No, your coffee isn’t going to prevent cancer
A recent study by a team of Chinese researchers suggests that an increase in coffee consumption may be associated with a reduced risk of prostate cancer.
Sounds like great news for caffeine lovers! At least, that’s how it was presented in the news release that followed publication of the study:
Drinking several cups of coffee every day may be linked to a lower risk of developing prostate cancer, suggests a pooled data analysis of the available evidence, published in the online journal BMJ Open.
Each additional daily cup of the brew was associated with a reduction in relative risk of nearly 1%, the findings indicate.
The researchers acknowledge that because of the observational design of the included cohort studies, unmeasured or uncontrolled factors in the original studies may have skewed the pooled risk estimate.

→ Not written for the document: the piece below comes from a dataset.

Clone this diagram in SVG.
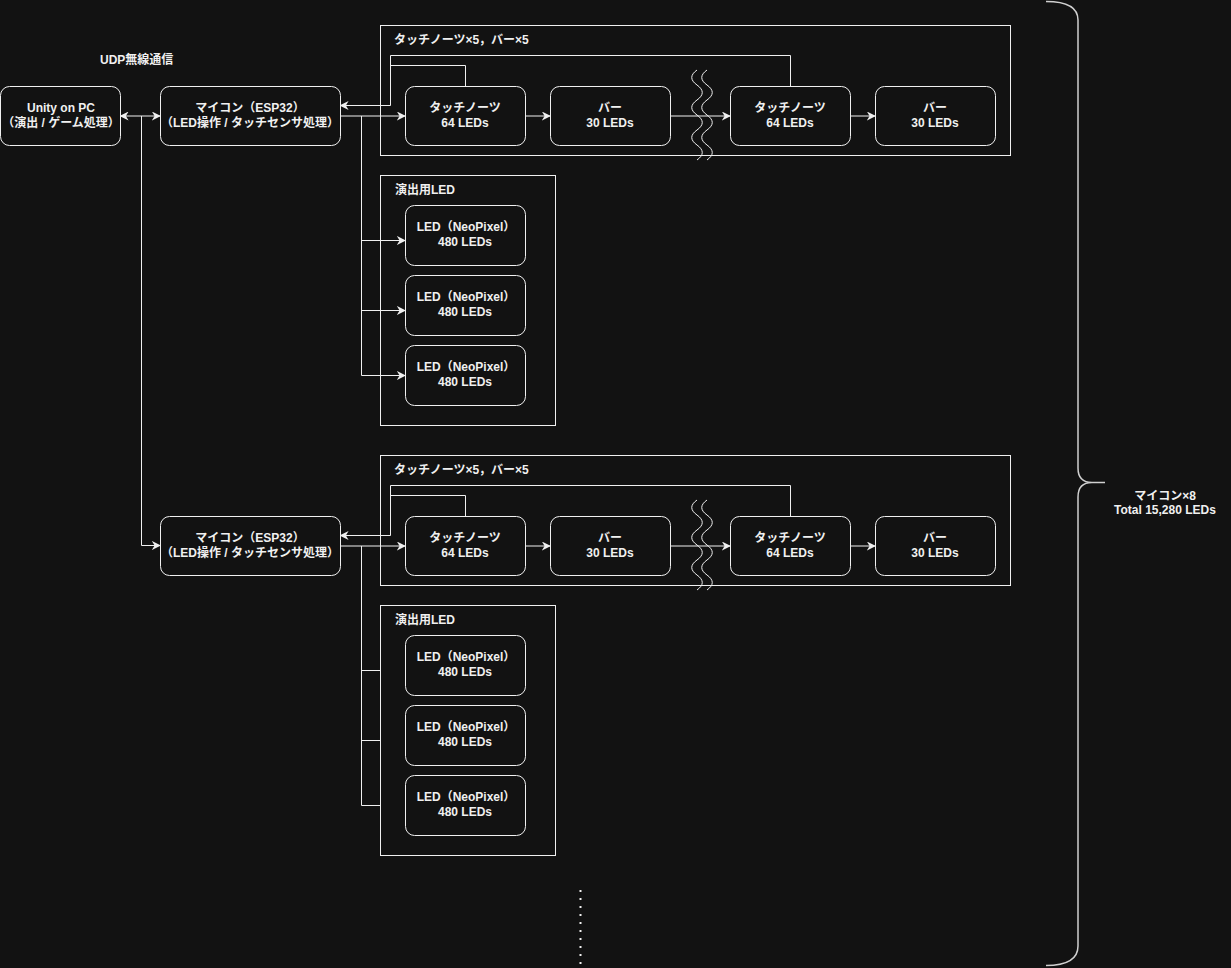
<svg xmlns="http://www.w3.org/2000/svg" width="1231" height="968" viewBox="0 0 1231 968">
<style>
.bg{fill:#121212}
.box{fill:#121212;stroke:#f0f0f0;stroke-width:1}
.grp{fill:none;stroke:#f0f0f0;stroke-width:1}
.ln{fill:none;stroke:#f0f0f0;stroke-width:1}
.wave{fill:none;stroke:#f0f0f0;stroke-width:1}
text{font-family:"Liberation Sans","Noto Sans CJK JP",sans-serif;font-size:12px;font-weight:bold;fill:#f0f0f0}
.c{text-anchor:middle}
</style>
<defs>
<marker id="ah" viewBox="0 0 10 10" refX="9" refY="5" markerWidth="9" markerHeight="9" markerUnits="userSpaceOnUse" orient="auto-start-reverse">
<path d="M0,0 L10,5 L0,10 L3,5 z" fill="#f0f0f0"/>
</marker>
<path id="wv" d="M0,0 c-7,5 -7,10 0,15 c7,5 7,10 0,15 c-7,5 -7,10 0,15 c7,5 7,10 0,15 c-7,5 -7,10 0,15 c7,5 7,10 0,15"/>
</defs>
<rect class="bg" x="0" y="0" width="1231" height="968"/>

<g id="label-udp"><text x="100" y="64">UDP無線通信</text></g>

<g id="group-notes-1"><rect class="grp" x="380.5" y="25.5" width="630" height="130"/><text x="394" y="44">タッチノーツ×5，バー×5</text></g>
<g id="group-led-1"><rect class="grp" x="380.5" y="175.5" width="175" height="250"/><text x="395" y="194">演出用LED</text></g>
<g id="group-notes-2"><rect class="grp" x="380.5" y="455.5" width="630" height="130"/><text x="394" y="474">タッチノーツ×5，バー×5</text></g>
<g id="group-led-2"><rect class="grp" x="380.5" y="605.5" width="175" height="250"/><text x="395" y="624">演出用LED</text></g>

<g id="connectors">
<!-- section 1 -->
<line class="ln" x1="120.5" y1="116" x2="160" y2="116" marker-start="url(#ah)" marker-end="url(#ah)"/>
<polyline class="ln" points="141.5,116 141.5,545.5 160,545.5" marker-end="url(#ah)"/>
<line class="ln" x1="340.5" y1="116" x2="405" y2="116" marker-end="url(#ah)"/>
<polyline class="ln" points="465.5,86 465.5,65.5 390.5,65.5 390.5,105.5 340.5,105.5" marker-end="url(#ah)"/>
<polyline class="ln" points="790.5,86 790.5,55.5 390.5,55.5 390.5,66"/>
<line class="ln" x1="525.5" y1="116" x2="550" y2="116" marker-end="url(#ah)"/>
<line class="ln" x1="670.5" y1="116" x2="730" y2="116" marker-end="url(#ah)"/>
<line class="ln" x1="850.5" y1="116" x2="875" y2="116" marker-end="url(#ah)"/>
<polyline class="ln" points="361.5,116 361.5,375.5 405,375.5" marker-end="url(#ah)"/>
<line class="ln" x1="361.5" y1="240.5" x2="405" y2="240.5" marker-end="url(#ah)"/>
<line class="ln" x1="361.5" y1="310.5" x2="405" y2="310.5" marker-end="url(#ah)"/>
<!-- section 2 -->
<line class="ln" x1="340.5" y1="546" x2="405" y2="546" marker-end="url(#ah)"/>
<polyline class="ln" points="465.5,516 465.5,495.5 390.5,495.5 390.5,535.5 340.5,535.5" marker-end="url(#ah)"/>
<polyline class="ln" points="790.5,516 790.5,485.5 390.5,485.5 390.5,496"/>
<line class="ln" x1="525.5" y1="546" x2="550" y2="546" marker-end="url(#ah)"/>
<line class="ln" x1="670.5" y1="546" x2="730" y2="546" marker-end="url(#ah)"/>
<line class="ln" x1="850.5" y1="546" x2="875" y2="546" marker-end="url(#ah)"/>
<polyline class="ln" points="361.5,546 361.5,805.5 380.5,805.5"/>
<line class="ln" x1="361.5" y1="670.5" x2="380.5" y2="670.5"/>
<line class="ln" x1="361.5" y1="740.5" x2="380.5" y2="740.5"/>
</g>

<g id="break-1"><use href="#wv" class="wave" x="697" y="70"/><use href="#wv" class="wave" x="707" y="70"/></g>
<g id="break-2"><use href="#wv" class="wave" x="697" y="500"/><use href="#wv" class="wave" x="707" y="500"/></g>

<g id="unity"><rect class="box" x="0.5" y="86.5" width="120" height="59" rx="9"/><text class="c" x="61" y="112">Unity on PC</text><text class="c" x="61" y="127">（演出 / ゲーム処理）</text></g>
<g id="esp32-1"><rect class="box" x="160.5" y="86.5" width="180" height="59" rx="9"/><text class="c" x="250" y="112">マイコン（ESP32）</text><text class="c" x="250" y="127">（LED操作 / タッチセンサ処理）</text></g>
<g id="tn1-1"><rect class="box" x="405.5" y="86.5" width="120" height="59" rx="9"/><text class="c" x="465" y="112">タッチノーツ</text><text class="c" x="465" y="127">64 LEDs</text></g>
<g id="bar1-1"><rect class="box" x="550.5" y="86.5" width="120" height="59" rx="9"/><text class="c" x="610" y="112">バー</text><text class="c" x="610" y="127">30 LEDs</text></g>
<g id="tn2-1"><rect class="box" x="730.5" y="86.5" width="120" height="59" rx="9"/><text class="c" x="790" y="112">タッチノーツ</text><text class="c" x="790" y="127">64 LEDs</text></g>
<g id="bar2-1"><rect class="box" x="875.5" y="86.5" width="120" height="59" rx="9"/><text class="c" x="935" y="112">バー</text><text class="c" x="935" y="127">30 LEDs</text></g>
<g id="led1-1"><rect class="box" x="405.5" y="205.5" width="120" height="60" rx="9"/><text class="c" x="466" y="231">LED（NeoPixel）</text><text class="c" x="465" y="246">480 LEDs</text></g>
<g id="led2-1"><rect class="box" x="405.5" y="275.5" width="120" height="60" rx="9"/><text class="c" x="466" y="301">LED（NeoPixel）</text><text class="c" x="465" y="316">480 LEDs</text></g>
<g id="led3-1"><rect class="box" x="405.5" y="345.5" width="120" height="60" rx="9"/><text class="c" x="466" y="371">LED（NeoPixel）</text><text class="c" x="465" y="386">480 LEDs</text></g>

<g id="esp32-2"><rect class="box" x="160.5" y="516.5" width="180" height="59" rx="9"/><text class="c" x="250" y="542">マイコン（ESP32）</text><text class="c" x="250" y="557">（LED操作 / タッチセンサ処理）</text></g>
<g id="tn1-2"><rect class="box" x="405.5" y="516.5" width="120" height="59" rx="9"/><text class="c" x="465" y="542">タッチノーツ</text><text class="c" x="465" y="557">64 LEDs</text></g>
<g id="bar1-2"><rect class="box" x="550.5" y="516.5" width="120" height="59" rx="9"/><text class="c" x="610" y="542">バー</text><text class="c" x="610" y="557">30 LEDs</text></g>
<g id="tn2-2"><rect class="box" x="730.5" y="516.5" width="120" height="59" rx="9"/><text class="c" x="790" y="542">タッチノーツ</text><text class="c" x="790" y="557">64 LEDs</text></g>
<g id="bar2-2"><rect class="box" x="875.5" y="516.5" width="120" height="59" rx="9"/><text class="c" x="935" y="542">バー</text><text class="c" x="935" y="557">30 LEDs</text></g>
<g id="led1-2"><rect class="box" x="405.5" y="635.5" width="120" height="60" rx="9"/><text class="c" x="466" y="661">LED（NeoPixel）</text><text class="c" x="465" y="676">480 LEDs</text></g>
<g id="led2-2"><rect class="box" x="405.5" y="705.5" width="120" height="60" rx="9"/><text class="c" x="466" y="731">LED（NeoPixel）</text><text class="c" x="465" y="746">480 LEDs</text></g>
<g id="led3-2"><rect class="box" x="405.5" y="775.5" width="120" height="60" rx="9"/><text class="c" x="466" y="801">LED（NeoPixel）</text><text class="c" x="465" y="816">480 LEDs</text></g>

<g id="brace">
<path d="M1046,1.5 Q1078,1.5 1078,20 L1078,468 Q1078,482.5 1092,482.5 L1105,482.5 M1092,482.5 Q1078,482.5 1078,497 L1078,946 Q1078,965.5 1046,965.5" fill="none" stroke="#d0d0d0" stroke-width="1.5"/>
<text class="c" x="1165" y="500">マイコン×8</text>
<text class="c" x="1165" y="514">Total 15,280 LEDs</text>
</g>

<g id="continuation"><line x1="580.5" y1="890" x2="580.5" y2="966" stroke="#f0f0f0" stroke-width="2" stroke-dasharray="2 6"/></g>
</svg>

The amount of coffee drunk may also have been misclassified as it depended on recall. And the type of coffee and brewing methods varied among the studies. The design and methods of the included studies also varied, so caution in interpreting the findings is warranted, they say.
And they conclude: “This study suggests that increased coffee consumption may be associated with a reduced risk of prostate cancer. Further research is still warranted to explore the underlying mechanisms and active compounds in coffee.
Despite the hype, and before you race out the door for that double espresso, you may want to take a closer look at the scientific evidence on which these potential health benefits are based.
To reduce your risk of prostate cancer by 7.5%, you would need to drink 10 cups of coffee per day. That’s a lot of java, especially since the findings suggest a mere association between coffee intake and prostate cancer reduction for the general population—a far cry from a definitive causal link that would apply to each individual.
And while the findings of the study may make excellent fodder for water cooler conversations and Zoom calls, results from observational studies that draw associations between particular substances and health outcomes—positive or negative—should not be the basis for regulatory or judicial decisions.
Instead, these studies should only be used to design and conduct further research that determines what definitive causal links do or do not exist between exposure, dosage, and health hazards or benefits.
It is only when we move beyond the speculative nature of observational and association studies that we can make accurate assessments of risk and, more importantly, well informed decisions about how to manage them.
In the meantime, we hope you’ll take the coffee study—and others like it—with a grain of salt. Although that may cause hardening of your arteries.